*WHAT IS EXPECTED*
All lines from the beginning of the listing through the line with "var xMaxList = [28, 27, 28, 27, 27, 27];" are to be copied word for word; the pictures are not.

━━━━━━━━━━

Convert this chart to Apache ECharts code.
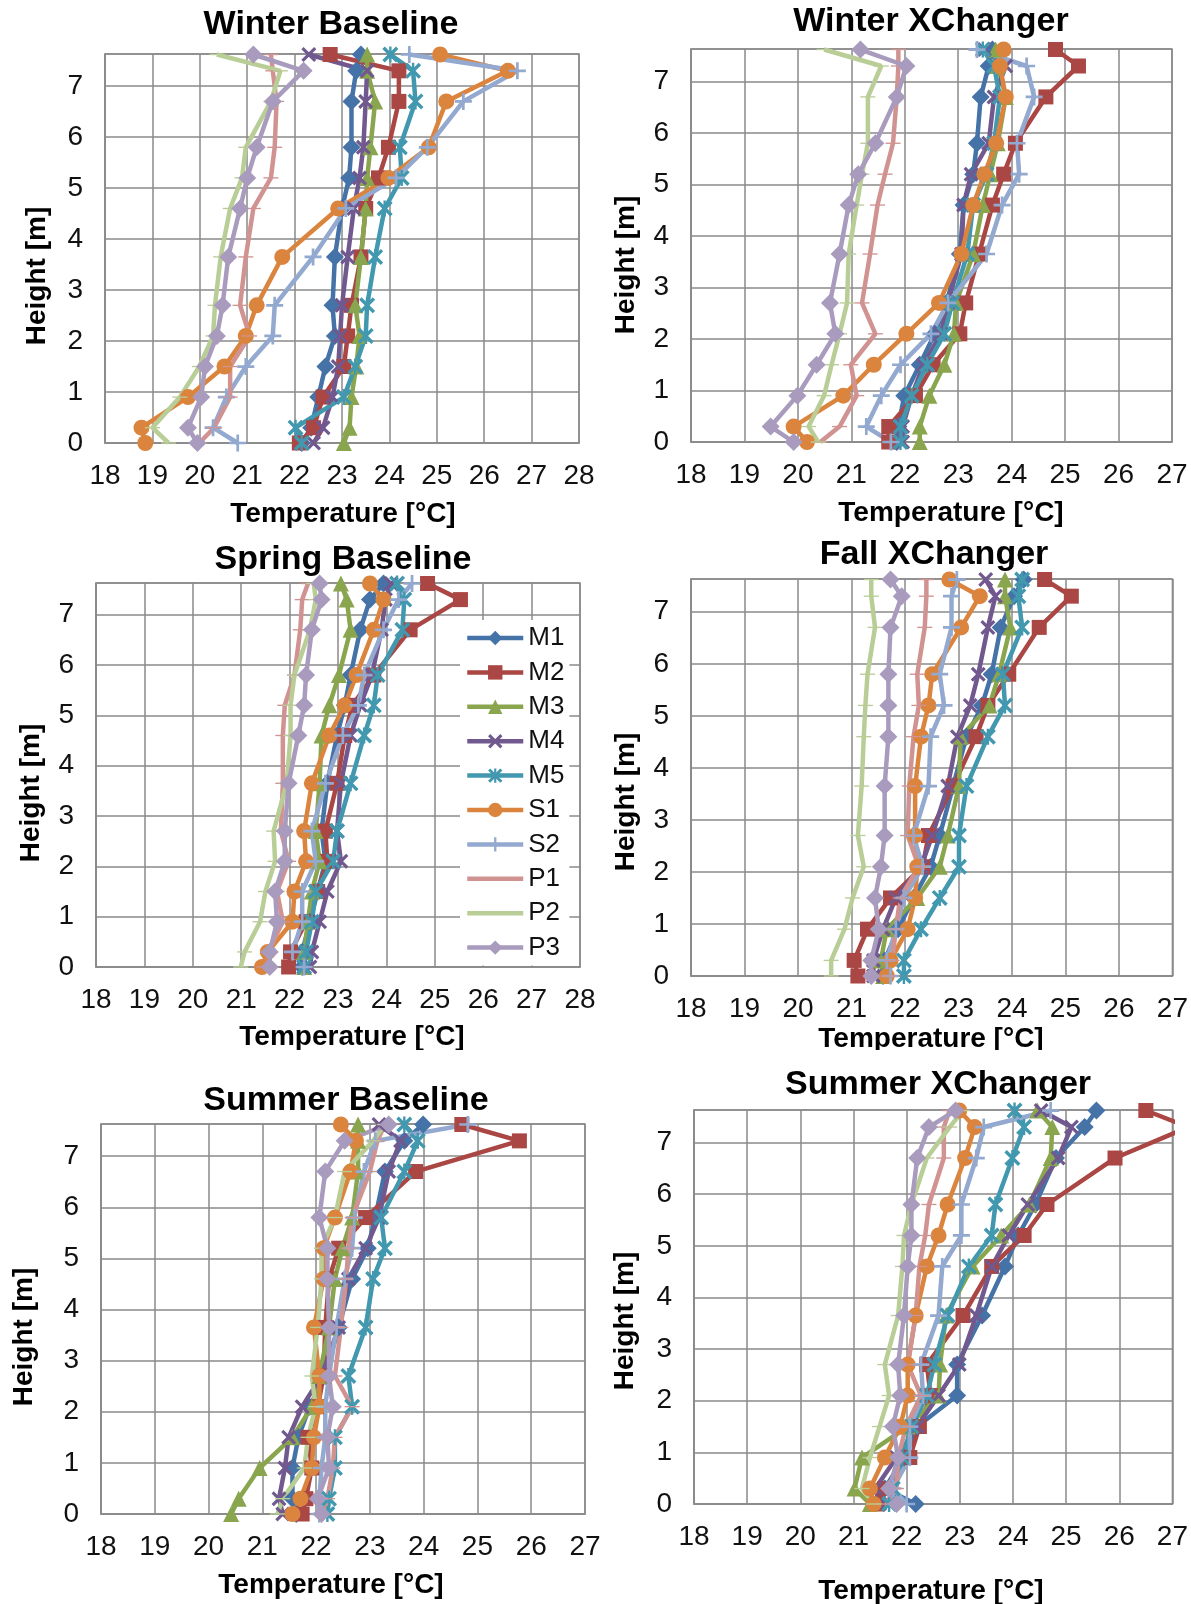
<!DOCTYPE html>
<html>
<head>
<meta charset="utf-8">
<title>Temperature profiles</title>
<script src="https://cdn.jsdelivr.net/npm/echarts@6/dist/echarts.min.js"></script>
<style>
  html, body { margin: 0; padding: 0; background: #fff; }
  #main { width: 1191px; height: 1604px; }
</style>
</head>
<body>
<div id="main"></div>
<script>
// sensor heights [m], bottom to top
var heights = [0, 0.3, 0.9, 1.5, 2.1, 2.7, 3.65, 4.6, 5.2, 5.8, 6.7, 7.3, 7.62];
var sensorNames = ['M1', 'M2', 'M3', 'M4', 'M5', 'S1', 'S2', 'P1', 'P2', 'P3'];
var panelTitles = ['Winter Baseline', 'Winter XChanger', 'Spring Baseline',
                   'Fall XChanger', 'Summer Baseline', 'Summer XChanger'];
var xMaxList = [28, 27, 28, 27, 27, 27];

// temperatures [°C]: one row per sensor (M1..P3), one value per height
var winterBaseline = [
  [22.15, 22.35, 22.5, 22.65, 22.85, 22.8, 22.85, 23.0, 23.15, 23.2, 23.2, 23.3, 23.4],
  [22.1, 22.4, 22.6, 23.04, 23.12, 23.2, 23.4, 23.5, 23.77, 23.98, 24.2, 24.2, 22.75],
  [23.04, 23.16, 23.2, 23.3, 23.37, 23.28, 23.4, 23.5, 23.53, 23.6, 23.7, 23.53, 23.53],
  [22.4, 22.6, 22.8, 22.92, 22.96, 23.0, 23.12, 23.25, 23.37, 23.45, 23.5, 23.53, 22.3],
  [22.15, 22.02, 23.04, 23.28, 23.5, 23.53, 23.7, 23.9, 24.26, 24.22, 24.55, 24.5, 24.02],
  [18.85, 18.77, 19.75, 20.52, 20.97, 21.2, 21.74, 22.92, 23.98, 24.83, 25.2, 26.5, 25.07],
  [20.8, 20.28, 20.56, 20.97, 21.54, 21.58, 22.39, 23.08, 24.14, 24.8, 25.56, 26.7, 24.42],
  [19.99, 20.3, 20.64, 20.64, 21.05, 20.85, 20.97, 21.13, 21.5, 21.58, 21.62, 21.54, 21.5],
  [19.34, 19.0, 19.58, 19.99, 20.28, 20.32, 20.44, 20.64, 20.89, 20.97, 21.5, 21.7, 20.36],
  [19.95, 19.75, 20.03, 20.11, 20.36, 20.48, 20.6, 20.85, 21.0, 21.2, 21.54, 22.19, 21.13]
];
var winterXChanger = [
  [21.85, 21.88, 21.99, 22.28, 22.56, 22.78, 23.03, 23.1, 23.28, 23.35, 23.42, 23.57, 23.64],
  [21.7, 21.7, 22.2, 22.53, 23.03, 23.14, 23.39, 23.64, 23.85, 24.07, 24.64, 25.25, 24.82],
  [22.28, 22.28, 22.46, 22.74, 22.92, 22.96, 23.28, 23.46, 23.6, 23.74, 23.89, 23.74, 23.7],
  [21.96, 21.96, 22.13, 22.35, 22.67, 22.81, 23.06, 23.1, 23.24, 23.57, 23.67, 23.89, 23.49],
  [21.92, 21.92, 22.13, 22.42, 22.74, 22.89, 23.17, 23.28, 23.53, 23.67, 23.78, 23.67, 23.46],
  [20.17, 19.92, 20.85, 21.42, 22.03, 22.64, 23.06, 23.28, 23.49, 23.71, 23.89, 23.78, 23.85],
  [21.74, 21.28, 21.56, 21.92, 22.49, 22.81, 23.53, 23.82, 24.14, 24.1, 24.42, 24.28, 23.35],
  [20.42, 20.78, 21.1, 20.99, 21.45, 21.2, 21.35, 21.49, 21.63, 21.78, 21.85, 21.88, 21.88],
  [20.38, 20.2, 20.49, 20.63, 20.78, 20.92, 20.95, 21.1, 21.2, 21.31, 21.31, 21.56, 20.49],
  [19.92, 19.49, 19.99, 20.35, 20.7, 20.6, 20.78, 20.95, 21.13, 21.45, 21.85, 22.03, 21.17]
];
var springBaseline = [
  [22.26, 22.26, 22.42, 22.58, 22.74, 22.66, 22.78, 22.98, 23.14, 23.26, 23.46, 23.66, 23.94],
  [21.98, 22.02, 22.34, 22.58, 22.78, 22.74, 22.98, 23.14, 23.3, 23.74, 24.49, 25.53, 24.85],
  [22.3, 22.3, 22.38, 22.46, 22.62, 22.54, 22.62, 22.66, 22.82, 23.02, 23.26, 23.18, 23.06],
  [22.42, 22.46, 22.62, 22.78, 23.06, 22.98, 23.06, 23.26, 23.46, 23.7, 23.9, 23.98, 24.1],
  [22.3, 22.34, 22.46, 22.54, 22.9, 22.98, 23.26, 23.54, 23.74, 23.82, 24.33, 24.37, 24.22],
  [21.43, 21.55, 22.06, 22.1, 22.34, 22.3, 22.46, 22.82, 23.14, 23.38, 23.74, 23.94, 23.66],
  [22.3, 22.06, 22.26, 22.26, 22.54, 22.46, 22.74, 23.1, 23.42, 23.54, 23.94, 24.25, 24.53],
  [21.47, 21.55, 21.86, 21.74, 21.98, 21.82, 21.86, 21.86, 21.9, 22.1, 22.22, 22.26, 22.38],
  [20.99, 21.07, 21.39, 21.5, 21.7, 21.67, 21.94, 22.02, 22.02, 22.1, 22.42, 22.54, 22.5],
  [21.59, 21.59, 21.74, 21.7, 21.9, 21.9, 21.98, 22.18, 22.3, 22.34, 22.46, 22.66, 22.62]
];
var fallXChanger = [
  [21.59, 21.62, 21.87, 22.16, 22.48, 22.65, 22.9, 23.15, 23.44, 23.62, 23.79, 24.04, 24.22],
  [21.12, 21.05, 21.3, 21.73, 22.33, 22.44, 22.9, 23.33, 23.55, 23.94, 24.51, 25.11, 24.61],
  [21.59, 21.55, 21.66, 22.23, 22.65, 22.8, 23.01, 23.04, 23.58, 23.76, 23.97, 23.87, 23.87],
  [21.41, 21.41, 21.59, 21.83, 22.3, 22.51, 22.8, 22.98, 23.22, 23.37, 23.55, 23.69, 23.51],
  [21.98, 21.98, 22.3, 22.65, 23.01, 23.01, 23.15, 23.55, 23.87, 23.83, 24.19, 24.12, 24.19],
  [21.66, 21.73, 22.05, 22.19, 22.23, 22.19, 22.19, 22.3, 22.44, 22.51, 23.05, 23.4, 22.83],
  [21.73, 21.66, 21.83, 21.98, 22.33, 22.16, 22.44, 22.48, 22.73, 22.65, 22.87, 22.87, 22.97],
  [21.69, 21.76, 21.83, 21.91, 22.26, 22.05, 22.08, 22.16, 22.26, 22.23, 22.37, 22.4, 22.4],
  [20.62, 20.62, 20.87, 21.02, 21.23, 21.12, 21.19, 21.23, 21.26, 21.3, 21.44, 21.37, 21.37],
  [21.37, 21.37, 21.51, 21.44, 21.55, 21.62, 21.62, 21.69, 21.69, 21.69, 21.73, 21.94, 21.73]
];
var summerBaseline = [
  [21.63, 21.56, 21.56, 21.67, 21.88, 22.17, 22.42, 22.67, 22.96, 23.1, 23.28, 23.64, 23.99],
  [21.74, 21.81, 21.92, 21.85, 22.03, 22.14, 22.17, 22.24, 22.42, 22.92, 23.85, 25.78, 24.71],
  [20.42, 20.56, 20.95, 21.56, 21.92, 22.06, 22.24, 22.35, 22.49, 22.67, 22.78, 22.78, 22.78],
  [21.38, 21.31, 21.42, 21.49, 21.74, 22.1, 22.42, 22.6, 22.92, 23.17, 23.35, 23.57, 23.17],
  [22.21, 22.24, 22.35, 22.35, 22.67, 22.6, 22.92, 23.06, 23.28, 23.21, 23.64, 23.89, 23.64],
  [21.56, 21.71, 21.92, 21.96, 22.06, 22.06, 21.96, 22.14, 22.14, 22.35, 22.64, 22.74, 22.46],
  [22.06, 22.06, 22.1, 22.17, 22.17, 22.24, 22.38, 22.53, 22.67, 22.71, 22.89, 23.1, 24.82],
  [22.14, 22.21, 22.31, 22.35, 22.67, 22.35, 22.46, 22.56, 22.6, 22.67, 23.0, 23.14, 23.28],
  [21.28, 21.38, 21.78, 21.85, 21.99, 21.92, 22.03, 22.1, 22.1, 22.35, 22.53, 23.06, 23.28],
  [22.1, 22.03, 22.24, 22.21, 22.31, 22.24, 22.24, 22.21, 22.21, 22.06, 22.17, 22.53, 23.35]
];
var summerXChanger = [
  [22.17, 21.59, 21.95, 22.2, 22.95, 22.95, 23.42, 23.85, 24.1, 24.42, 24.81, 25.35, 25.57],
  [21.45, 21.59, 22.06, 22.24, 22.45, 22.38, 23.06, 23.6, 24.21, 24.64, 25.92, 27.3, 26.5],
  [21.31, 21.02, 21.16, 22.02, 22.6, 22.63, 22.74, 23.24, 23.78, 24.31, 24.71, 24.74, 24.46],
  [21.49, 21.41, 21.81, 22.2, 22.6, 22.99, 23.31, 23.6, 23.92, 24.28, 24.85, 25.1, 24.53],
  [21.67, 21.74, 21.92, 22.09, 22.38, 22.52, 22.77, 23.17, 23.6, 23.67, 23.99, 24.21, 24.03],
  [21.38, 21.31, 21.59, 21.88, 22.02, 22.02, 22.17, 22.38, 22.6, 22.77, 23.1, 23.28, 22.99],
  [22.0, 21.74, 22.06, 22.06, 22.31, 22.27, 22.6, 22.67, 23.03, 23.03, 23.31, 23.45, 24.71],
  [21.59, 21.81, 21.84, 21.99, 22.27, 22.02, 22.17, 22.24, 22.35, 22.42, 22.7, 22.7, 22.81],
  [21.38, 21.16, 21.31, 21.49, 21.67, 21.59, 21.84, 21.92, 21.95, 22.09, 22.38, 22.81, 23.06],
  [21.81, 21.67, 21.84, 21.74, 21.88, 21.84, 21.95, 22.02, 22.09, 22.09, 22.2, 22.42, 22.92]
];
var panelData = [winterBaseline, winterXChanger, springBaseline,
                 fallXChanger, summerBaseline, summerXChanger];

// styles (Excel 2010 palette + markers)
var colors = ['#4572A7', '#AA4643', '#89A54E', '#71588F', '#4198AF',
              '#DB843D', '#93A9CF', '#D19392', '#B9CD96', '#A99BBD'];
var xPath = 'path://M0,1.5 L1.5,0 L10,8.5 L8.5,10 Z M8.5,0 L10,1.5 L1.5,10 L0,8.5 Z';
var starPath = xPath + ' M4.25,0 L5.75,0 L5.75,10 L4.25,10 Z';
var plusPath = 'path://M0,4.2 L10,4.2 L10,5.8 L0,5.8 Z M4.2,0 L5.8,0 L5.8,10 L4.2,10 Z';
var dashPath = 'path://M0,0 L10,0 L10,3 L0,3 Z';
var symbols = ['diamond', 'rect', 'triangle', xPath, starPath,
               'circle', plusPath, dashPath, dashPath, 'diamond'];
var symbolSizes = [18, 15, 16, 15, 16, 16, 17, [15, 4.5], [15, 4.5], 18];

var FONT = '"Liberation Sans", Arial, sans-serif';
var GRID_COLOR = '#8a8a8a';

// panel layout (pixels)
var grids = [
  { left: 105, top: 54, width: 474, height: 389 },
  { left: 691, top: 49, width: 481, height: 393 },
  { left: 96, top: 583, width: 484, height: 384 },
  { left: 691, top: 579, width: 483, height: 397 },
  { left: 101, top: 1124, width: 484, height: 390 },
  { left: 694, top: 1110, width: 480, height: 394 }
];
var titlePos = [[331, 25], [931, 22], [343, 560], [934, 555], [346, 1101], [938, 1085]];
var xNamePos = [[343, 514], [951, 513], [352, 1037], [931, 1039], [331, 1585], [931, 1591]];
var yNamePos = [[37, 276], [626, 265], [31, 793], [626, 802], [24, 1337], [625, 1321]];

var chart = echarts.init(document.getElementById('main'));

var gridList = [], xAxes = [], yAxes = [], seriesList = [], graphics = [];

grids.forEach(function (g, i) {
  gridList.push({
    left: g.left, top: g.top, width: g.width, height: g.height,
    show: true, borderColor: GRID_COLOR, borderWidth: 1.5
  });
  xAxes.push({
    gridIndex: i, type: 'value', min: 18, max: xMaxList[i], interval: 1,
    axisLine: { show: true, onZero: false, lineStyle: { color: GRID_COLOR, width: 1.5 } },
    axisTick: { show: false },
    splitLine: { show: true, lineStyle: { color: GRID_COLOR, width: 1.5 } },
    axisLabel: { fontSize: 28, fontFamily: FONT, color: '#111', margin: 19 }
  });
  yAxes.push({
    gridIndex: i, type: 'value', min: 0, max: 7.63, interval: 1,
    axisLine: { show: true, onZero: false, lineStyle: { color: GRID_COLOR, width: 1.5 } },
    axisTick: { show: false },
    splitLine: { show: true, lineStyle: { color: GRID_COLOR, width: 1.5 } },
    axisLabel: { fontSize: 28, fontFamily: FONT, color: '#111', margin: 22, showMaxLabel: false }
  });

  sensorNames.forEach(function (name, j) {
    var temps = panelData[i][j];
    seriesList.push({
      type: 'line',
      name: name,
      xAxisIndex: i,
      yAxisIndex: i,
      data: heights.map(function (h, k) { return [temps[k], h]; }),
      symbol: symbols[j],
      symbolSize: symbolSizes[j],
      symbolKeepAspect: true,
      showAllSymbol: true,
      clip: true,
      lineStyle: { color: colors[j], width: 4.5 },
      itemStyle: { color: colors[j], borderWidth: 0 },
      emphasis: { disabled: true }
    });
  });

  graphics.push({
    type: 'text', x: titlePos[i][0], y: titlePos[i][1],
    style: { text: panelTitles[i], font: 'bold 34px ' + FONT, fill: '#000',
             align: 'center', verticalAlign: 'middle', textAlign: 'center', textVerticalAlign: 'middle' }
  });
  graphics.push({
    type: 'text', x: xNamePos[i][0], y: xNamePos[i][1],
    style: { text: 'Temperature [°C]', font: 'bold 28px ' + FONT, fill: '#000',
             align: 'center', verticalAlign: 'middle', textAlign: 'center', textVerticalAlign: 'middle' }
  });
  graphics.push({
    type: 'text', x: yNamePos[i][0], y: yNamePos[i][1], rotation: Math.PI / 2,
    style: { text: 'Height [m]', font: 'bold 28px ' + FONT, fill: '#000',
             align: 'center', verticalAlign: 'middle', textAlign: 'center', textVerticalAlign: 'middle' }
  });
});

// middle-row axis titles are cut off at the bottom in the original figure
graphics.push({
  type: 'rect', z: 100,
  shape: { x: 0, y: 1050, width: 1191, height: 14 },
  style: { fill: '#fff' }
});

// legend entries: P1 and P2 show only their line
var legendItems = sensorNames.map(function (name) {
  if (name === 'P1' || name === 'P2') {
    return { name: name, itemStyle: { opacity: 0 } };
  }
  return { name: name };
});

var option = {
  animation: false,
  backgroundColor: '#fff',
  grid: gridList,
  xAxis: xAxes,
  yAxis: yAxes,
  legend: {
    data: legendItems,
    orient: 'vertical',
    left: 460,
    top: 620,
    padding: 5,
    backgroundColor: '#fff',
    itemWidth: 56,
    itemHeight: 18,
    itemGap: 8.4,
    selectedMode: false,
    lineStyle: { width: 4.5 },
    textStyle: { fontSize: 26, lineHeight: 26, fontFamily: FONT, color: '#111' }
  },
  series: seriesList,
  graphic: graphics
};

chart.setOption(option);
</script>
</body>
</html>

━━━━━━━━━━

*OUTPUT BELOW*
Convert this chart to Apache ECharts code.
<!DOCTYPE html>
<html>
<head>
<meta charset="utf-8">
<title>Temperature profiles</title>
<script src="https://cdn.jsdelivr.net/npm/echarts@6/dist/echarts.min.js"></script>
<style>
  html, body { margin: 0; padding: 0; background: #fff; }
  #main { width: 1191px; height: 1604px; }
</style>
</head>
<body>
<div id="main"></div>
<script>
// sensor heights [m], bottom to top
var heights = [0, 0.3, 0.9, 1.5, 2.1, 2.7, 3.65, 4.6, 5.2, 5.8, 6.7, 7.3, 7.62];
var sensorNames = ['M1', 'M2', 'M3', 'M4', 'M5', 'S1', 'S2', 'P1', 'P2', 'P3'];
var panelTitles = ['Winter Baseline', 'Winter XChanger', 'Spring Baseline',
                   'Fall XChanger', 'Summer Baseline', 'Summer XChanger'];
var xMaxList = [28, 27, 28, 27, 27, 27];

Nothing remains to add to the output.